* [Exercise]
Identify the lines that include the word "chart", then copy all of them.

* [Given entries]

►

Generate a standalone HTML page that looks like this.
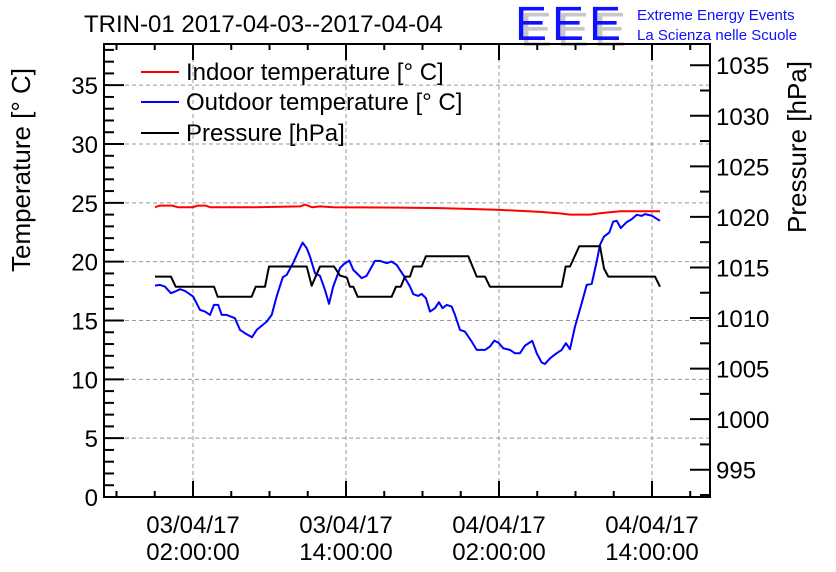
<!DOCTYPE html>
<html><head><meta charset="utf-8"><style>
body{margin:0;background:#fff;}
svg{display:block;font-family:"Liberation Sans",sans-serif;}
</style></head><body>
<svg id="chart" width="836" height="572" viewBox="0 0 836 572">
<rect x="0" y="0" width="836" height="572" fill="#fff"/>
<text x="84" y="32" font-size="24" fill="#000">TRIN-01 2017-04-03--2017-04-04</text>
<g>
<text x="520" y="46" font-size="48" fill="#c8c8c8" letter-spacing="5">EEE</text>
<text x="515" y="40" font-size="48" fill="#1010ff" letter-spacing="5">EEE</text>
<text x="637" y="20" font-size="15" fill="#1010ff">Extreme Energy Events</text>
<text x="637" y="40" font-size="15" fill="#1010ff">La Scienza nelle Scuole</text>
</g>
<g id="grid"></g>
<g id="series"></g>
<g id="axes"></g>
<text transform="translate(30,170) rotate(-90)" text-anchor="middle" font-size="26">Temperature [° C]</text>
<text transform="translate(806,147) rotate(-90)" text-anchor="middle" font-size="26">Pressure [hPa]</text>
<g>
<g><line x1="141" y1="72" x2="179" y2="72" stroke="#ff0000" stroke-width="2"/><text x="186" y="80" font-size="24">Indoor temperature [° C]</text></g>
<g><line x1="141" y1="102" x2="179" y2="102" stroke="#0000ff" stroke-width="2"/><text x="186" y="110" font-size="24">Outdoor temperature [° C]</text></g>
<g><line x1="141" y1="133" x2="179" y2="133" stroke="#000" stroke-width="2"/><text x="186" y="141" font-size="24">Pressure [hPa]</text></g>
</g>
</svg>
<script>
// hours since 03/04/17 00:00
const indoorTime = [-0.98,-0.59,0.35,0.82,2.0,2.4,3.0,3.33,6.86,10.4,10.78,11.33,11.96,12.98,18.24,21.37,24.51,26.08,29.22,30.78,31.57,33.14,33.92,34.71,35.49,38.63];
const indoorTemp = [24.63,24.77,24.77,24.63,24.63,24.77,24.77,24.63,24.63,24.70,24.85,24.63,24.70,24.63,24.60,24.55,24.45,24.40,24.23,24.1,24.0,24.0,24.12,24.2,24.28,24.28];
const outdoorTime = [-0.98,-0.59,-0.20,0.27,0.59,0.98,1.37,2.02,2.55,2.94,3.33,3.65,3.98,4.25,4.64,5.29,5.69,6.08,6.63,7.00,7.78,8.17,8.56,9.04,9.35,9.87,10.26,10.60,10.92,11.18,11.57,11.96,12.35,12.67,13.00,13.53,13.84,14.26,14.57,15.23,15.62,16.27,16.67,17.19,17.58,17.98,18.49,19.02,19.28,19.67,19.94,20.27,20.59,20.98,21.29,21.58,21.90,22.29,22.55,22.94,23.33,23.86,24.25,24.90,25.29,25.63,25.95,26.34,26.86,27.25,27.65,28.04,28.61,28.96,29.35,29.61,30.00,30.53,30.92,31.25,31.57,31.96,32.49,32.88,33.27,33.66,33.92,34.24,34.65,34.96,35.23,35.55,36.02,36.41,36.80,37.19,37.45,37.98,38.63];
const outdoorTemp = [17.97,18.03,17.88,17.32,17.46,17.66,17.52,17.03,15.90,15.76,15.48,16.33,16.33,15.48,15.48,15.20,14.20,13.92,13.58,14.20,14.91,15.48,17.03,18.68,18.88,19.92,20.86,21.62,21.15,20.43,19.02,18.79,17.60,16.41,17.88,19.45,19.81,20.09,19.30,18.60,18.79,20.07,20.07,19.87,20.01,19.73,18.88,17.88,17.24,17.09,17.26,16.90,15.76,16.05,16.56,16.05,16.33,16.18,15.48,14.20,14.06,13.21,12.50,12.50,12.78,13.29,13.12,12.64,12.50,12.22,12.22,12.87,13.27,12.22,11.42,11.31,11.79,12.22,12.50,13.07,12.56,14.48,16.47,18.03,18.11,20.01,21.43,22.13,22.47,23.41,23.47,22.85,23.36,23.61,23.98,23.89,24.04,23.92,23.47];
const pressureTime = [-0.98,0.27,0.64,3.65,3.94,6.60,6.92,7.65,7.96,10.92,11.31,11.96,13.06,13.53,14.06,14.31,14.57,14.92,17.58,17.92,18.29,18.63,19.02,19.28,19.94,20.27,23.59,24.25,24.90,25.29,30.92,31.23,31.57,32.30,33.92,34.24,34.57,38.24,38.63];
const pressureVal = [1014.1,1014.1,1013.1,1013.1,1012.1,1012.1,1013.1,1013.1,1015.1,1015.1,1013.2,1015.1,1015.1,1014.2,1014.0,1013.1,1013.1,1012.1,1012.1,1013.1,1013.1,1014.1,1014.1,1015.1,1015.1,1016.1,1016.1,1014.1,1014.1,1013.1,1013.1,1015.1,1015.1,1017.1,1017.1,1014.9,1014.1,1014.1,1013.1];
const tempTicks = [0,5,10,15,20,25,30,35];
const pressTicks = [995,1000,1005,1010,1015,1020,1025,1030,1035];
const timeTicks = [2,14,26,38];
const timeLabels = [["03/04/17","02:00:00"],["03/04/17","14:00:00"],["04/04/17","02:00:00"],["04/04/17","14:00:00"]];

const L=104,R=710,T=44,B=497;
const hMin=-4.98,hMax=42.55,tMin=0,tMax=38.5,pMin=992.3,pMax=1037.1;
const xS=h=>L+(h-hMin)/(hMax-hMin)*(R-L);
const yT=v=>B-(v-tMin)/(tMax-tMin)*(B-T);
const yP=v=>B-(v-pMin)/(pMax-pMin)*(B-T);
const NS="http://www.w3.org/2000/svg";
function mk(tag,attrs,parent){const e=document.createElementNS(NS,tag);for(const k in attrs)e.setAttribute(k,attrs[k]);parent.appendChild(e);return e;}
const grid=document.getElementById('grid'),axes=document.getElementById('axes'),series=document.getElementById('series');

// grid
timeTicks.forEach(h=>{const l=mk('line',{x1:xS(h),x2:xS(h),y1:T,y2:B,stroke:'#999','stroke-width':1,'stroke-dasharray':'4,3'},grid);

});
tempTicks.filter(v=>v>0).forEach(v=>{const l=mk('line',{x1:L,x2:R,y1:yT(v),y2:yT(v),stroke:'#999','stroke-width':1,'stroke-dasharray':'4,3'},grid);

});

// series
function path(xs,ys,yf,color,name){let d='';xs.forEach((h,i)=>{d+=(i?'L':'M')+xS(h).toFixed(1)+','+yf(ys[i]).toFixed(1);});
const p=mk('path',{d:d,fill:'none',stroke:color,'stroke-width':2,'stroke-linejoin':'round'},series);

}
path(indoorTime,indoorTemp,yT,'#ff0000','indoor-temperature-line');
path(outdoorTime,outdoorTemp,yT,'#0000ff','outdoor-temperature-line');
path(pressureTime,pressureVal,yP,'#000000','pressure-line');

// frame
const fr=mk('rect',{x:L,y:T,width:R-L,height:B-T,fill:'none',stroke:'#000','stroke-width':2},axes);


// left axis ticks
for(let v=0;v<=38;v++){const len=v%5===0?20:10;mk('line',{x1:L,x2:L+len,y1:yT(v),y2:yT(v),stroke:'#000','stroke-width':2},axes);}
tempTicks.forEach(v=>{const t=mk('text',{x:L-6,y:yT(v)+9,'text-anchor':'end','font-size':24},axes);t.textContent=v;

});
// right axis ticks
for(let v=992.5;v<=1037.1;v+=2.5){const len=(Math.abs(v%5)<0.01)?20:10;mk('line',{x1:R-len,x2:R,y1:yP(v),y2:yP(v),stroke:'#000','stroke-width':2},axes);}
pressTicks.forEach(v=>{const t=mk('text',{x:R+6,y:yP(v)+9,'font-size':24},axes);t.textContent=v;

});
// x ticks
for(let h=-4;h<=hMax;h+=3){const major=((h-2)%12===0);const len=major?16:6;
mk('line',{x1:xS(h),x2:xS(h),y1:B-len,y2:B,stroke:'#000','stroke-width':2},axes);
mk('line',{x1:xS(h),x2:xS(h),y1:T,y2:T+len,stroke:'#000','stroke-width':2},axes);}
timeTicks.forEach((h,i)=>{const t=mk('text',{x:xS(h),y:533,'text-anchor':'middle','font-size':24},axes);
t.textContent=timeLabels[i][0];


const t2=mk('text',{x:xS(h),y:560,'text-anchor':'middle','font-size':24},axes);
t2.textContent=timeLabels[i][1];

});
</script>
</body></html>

◄
►

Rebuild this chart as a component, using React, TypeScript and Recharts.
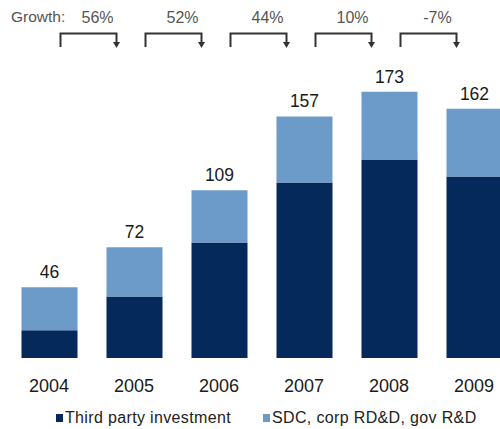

◄

* [Correct result]
<svg id="chart" width="836" height="572" viewBox="0 0 836 572">
Rebuild this chart as a component, using React, TypeScript and Recharts.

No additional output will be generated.